As you are producing the vectors yourself, I suggest you to generate all of them first on a json format, for example, and then import to weaviate.

Also, are you using batch to import those content? What is the batch size?

yes we are using json and here is my sample code for record upload

df_training = pd.read_json(‘somefile.json’,dtype=object)
with client.batch(
batch_size = 100, num_workers = 4, dynamic=True) as batch:
total_seconds_prev=0
for i, d in df_training.iterrows():
properties = {
“xxx”: d[“xxx”],
“yyy”: d[“yyy”],
“zzz”: d[“zzz”],

}
result=client.batch.add_data_object(properties, “classname”)

Hi!

Were you able to fix this? This can be a lack of resources from the server side.

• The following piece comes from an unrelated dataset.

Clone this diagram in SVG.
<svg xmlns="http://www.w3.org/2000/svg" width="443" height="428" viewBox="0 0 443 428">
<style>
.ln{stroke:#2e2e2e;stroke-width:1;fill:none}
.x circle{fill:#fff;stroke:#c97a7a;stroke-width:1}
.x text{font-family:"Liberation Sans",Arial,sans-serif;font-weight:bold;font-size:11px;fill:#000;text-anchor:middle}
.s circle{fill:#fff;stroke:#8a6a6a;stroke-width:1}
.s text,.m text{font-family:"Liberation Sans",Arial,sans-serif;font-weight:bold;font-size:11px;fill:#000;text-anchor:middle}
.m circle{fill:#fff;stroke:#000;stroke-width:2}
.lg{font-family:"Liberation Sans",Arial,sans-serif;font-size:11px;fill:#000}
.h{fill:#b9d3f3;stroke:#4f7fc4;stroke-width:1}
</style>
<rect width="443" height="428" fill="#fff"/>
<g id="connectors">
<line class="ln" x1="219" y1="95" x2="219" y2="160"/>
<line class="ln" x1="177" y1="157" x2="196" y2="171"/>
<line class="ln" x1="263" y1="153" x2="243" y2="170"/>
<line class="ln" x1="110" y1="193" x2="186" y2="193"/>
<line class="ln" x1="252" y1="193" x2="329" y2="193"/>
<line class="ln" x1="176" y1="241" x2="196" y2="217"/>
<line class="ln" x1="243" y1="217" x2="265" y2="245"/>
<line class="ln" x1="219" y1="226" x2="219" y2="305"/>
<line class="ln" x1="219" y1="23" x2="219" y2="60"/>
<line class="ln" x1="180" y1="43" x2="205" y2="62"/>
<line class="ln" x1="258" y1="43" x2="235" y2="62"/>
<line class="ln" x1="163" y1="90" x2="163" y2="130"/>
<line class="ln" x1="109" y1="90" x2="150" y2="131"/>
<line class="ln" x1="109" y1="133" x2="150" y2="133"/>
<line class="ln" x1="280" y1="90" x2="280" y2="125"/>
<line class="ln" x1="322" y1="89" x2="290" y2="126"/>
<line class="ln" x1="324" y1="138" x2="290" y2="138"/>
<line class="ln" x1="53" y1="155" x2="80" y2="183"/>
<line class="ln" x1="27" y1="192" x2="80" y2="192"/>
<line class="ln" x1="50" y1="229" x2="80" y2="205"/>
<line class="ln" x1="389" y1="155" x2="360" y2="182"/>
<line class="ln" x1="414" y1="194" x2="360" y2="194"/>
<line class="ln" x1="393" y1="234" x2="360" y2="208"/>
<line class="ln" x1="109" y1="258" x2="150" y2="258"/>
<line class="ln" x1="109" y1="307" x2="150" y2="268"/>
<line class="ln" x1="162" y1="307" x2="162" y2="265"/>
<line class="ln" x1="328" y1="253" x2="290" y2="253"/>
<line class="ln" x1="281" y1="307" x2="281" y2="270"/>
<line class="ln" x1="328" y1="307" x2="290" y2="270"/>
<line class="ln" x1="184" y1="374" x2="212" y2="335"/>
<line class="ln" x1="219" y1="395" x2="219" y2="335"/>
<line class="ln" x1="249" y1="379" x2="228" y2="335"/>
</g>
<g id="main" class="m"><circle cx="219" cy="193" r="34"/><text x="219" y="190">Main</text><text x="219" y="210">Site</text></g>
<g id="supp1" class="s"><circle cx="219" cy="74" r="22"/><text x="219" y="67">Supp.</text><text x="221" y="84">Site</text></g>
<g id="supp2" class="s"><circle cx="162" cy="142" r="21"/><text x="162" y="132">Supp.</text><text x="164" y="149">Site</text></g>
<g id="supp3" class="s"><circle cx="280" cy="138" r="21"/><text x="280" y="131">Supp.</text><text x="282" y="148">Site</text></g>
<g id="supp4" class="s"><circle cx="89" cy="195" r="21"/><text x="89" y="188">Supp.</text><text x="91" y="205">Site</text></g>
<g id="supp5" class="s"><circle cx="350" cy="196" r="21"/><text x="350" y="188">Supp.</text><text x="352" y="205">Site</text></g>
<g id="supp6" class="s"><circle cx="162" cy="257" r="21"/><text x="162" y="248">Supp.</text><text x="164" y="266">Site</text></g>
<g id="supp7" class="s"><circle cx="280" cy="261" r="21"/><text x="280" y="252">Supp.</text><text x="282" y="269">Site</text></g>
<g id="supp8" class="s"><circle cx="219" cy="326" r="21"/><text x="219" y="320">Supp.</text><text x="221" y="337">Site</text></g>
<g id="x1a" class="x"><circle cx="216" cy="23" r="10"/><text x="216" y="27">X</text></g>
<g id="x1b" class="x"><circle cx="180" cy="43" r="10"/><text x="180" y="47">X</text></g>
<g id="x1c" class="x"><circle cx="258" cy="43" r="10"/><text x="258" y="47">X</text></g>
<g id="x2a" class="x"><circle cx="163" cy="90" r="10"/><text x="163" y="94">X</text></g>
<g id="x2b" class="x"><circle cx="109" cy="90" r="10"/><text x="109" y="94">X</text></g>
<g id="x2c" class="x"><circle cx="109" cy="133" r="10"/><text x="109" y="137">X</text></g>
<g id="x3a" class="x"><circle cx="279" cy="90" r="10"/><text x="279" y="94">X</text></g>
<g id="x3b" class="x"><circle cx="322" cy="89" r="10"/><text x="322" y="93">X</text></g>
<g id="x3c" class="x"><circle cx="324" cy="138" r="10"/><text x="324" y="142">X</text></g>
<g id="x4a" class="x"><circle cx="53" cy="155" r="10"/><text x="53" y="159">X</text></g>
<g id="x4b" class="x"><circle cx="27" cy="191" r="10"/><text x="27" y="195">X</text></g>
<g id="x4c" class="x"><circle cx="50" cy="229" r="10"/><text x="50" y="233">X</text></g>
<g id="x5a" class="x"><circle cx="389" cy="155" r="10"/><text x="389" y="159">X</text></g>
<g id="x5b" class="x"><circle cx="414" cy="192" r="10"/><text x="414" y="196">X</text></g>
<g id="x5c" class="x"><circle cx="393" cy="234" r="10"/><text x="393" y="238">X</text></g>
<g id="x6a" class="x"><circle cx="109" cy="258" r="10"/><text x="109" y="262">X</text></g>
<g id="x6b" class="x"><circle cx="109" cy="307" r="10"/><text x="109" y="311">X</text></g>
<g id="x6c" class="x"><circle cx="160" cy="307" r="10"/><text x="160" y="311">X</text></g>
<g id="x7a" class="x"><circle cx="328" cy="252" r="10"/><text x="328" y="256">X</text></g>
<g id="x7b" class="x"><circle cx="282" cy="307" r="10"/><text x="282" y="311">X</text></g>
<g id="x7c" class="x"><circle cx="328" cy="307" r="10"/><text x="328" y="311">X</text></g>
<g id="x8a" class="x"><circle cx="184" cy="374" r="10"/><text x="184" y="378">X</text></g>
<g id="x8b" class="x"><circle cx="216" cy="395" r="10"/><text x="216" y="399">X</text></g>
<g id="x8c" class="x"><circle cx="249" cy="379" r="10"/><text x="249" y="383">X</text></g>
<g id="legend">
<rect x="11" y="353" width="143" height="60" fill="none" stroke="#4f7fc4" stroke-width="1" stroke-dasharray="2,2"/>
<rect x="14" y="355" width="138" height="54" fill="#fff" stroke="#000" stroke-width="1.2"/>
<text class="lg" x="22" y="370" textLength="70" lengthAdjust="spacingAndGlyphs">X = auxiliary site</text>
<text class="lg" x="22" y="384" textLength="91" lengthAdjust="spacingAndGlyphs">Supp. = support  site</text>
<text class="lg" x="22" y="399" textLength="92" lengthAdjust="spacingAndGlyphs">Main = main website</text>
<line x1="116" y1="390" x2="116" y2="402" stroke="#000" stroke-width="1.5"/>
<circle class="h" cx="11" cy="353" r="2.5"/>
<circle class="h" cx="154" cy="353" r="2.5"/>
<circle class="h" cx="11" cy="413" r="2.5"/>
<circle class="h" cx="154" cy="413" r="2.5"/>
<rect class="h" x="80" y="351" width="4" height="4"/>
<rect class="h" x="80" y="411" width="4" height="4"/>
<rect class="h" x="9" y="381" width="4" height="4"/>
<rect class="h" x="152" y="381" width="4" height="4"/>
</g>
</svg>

Do you have some metrics on that?

Thanks!

Hi! for better data upload:

1 - Use deterministic IDs
2 - start with smaller batch size and workers and then increment
3 - Size your deployment accordingly.
4 - Use the latest version of server and client, which now uses GRPC and have features like ASYNC INDEXING.

I will mark this as solved as we have not heard more from your.

Thanks!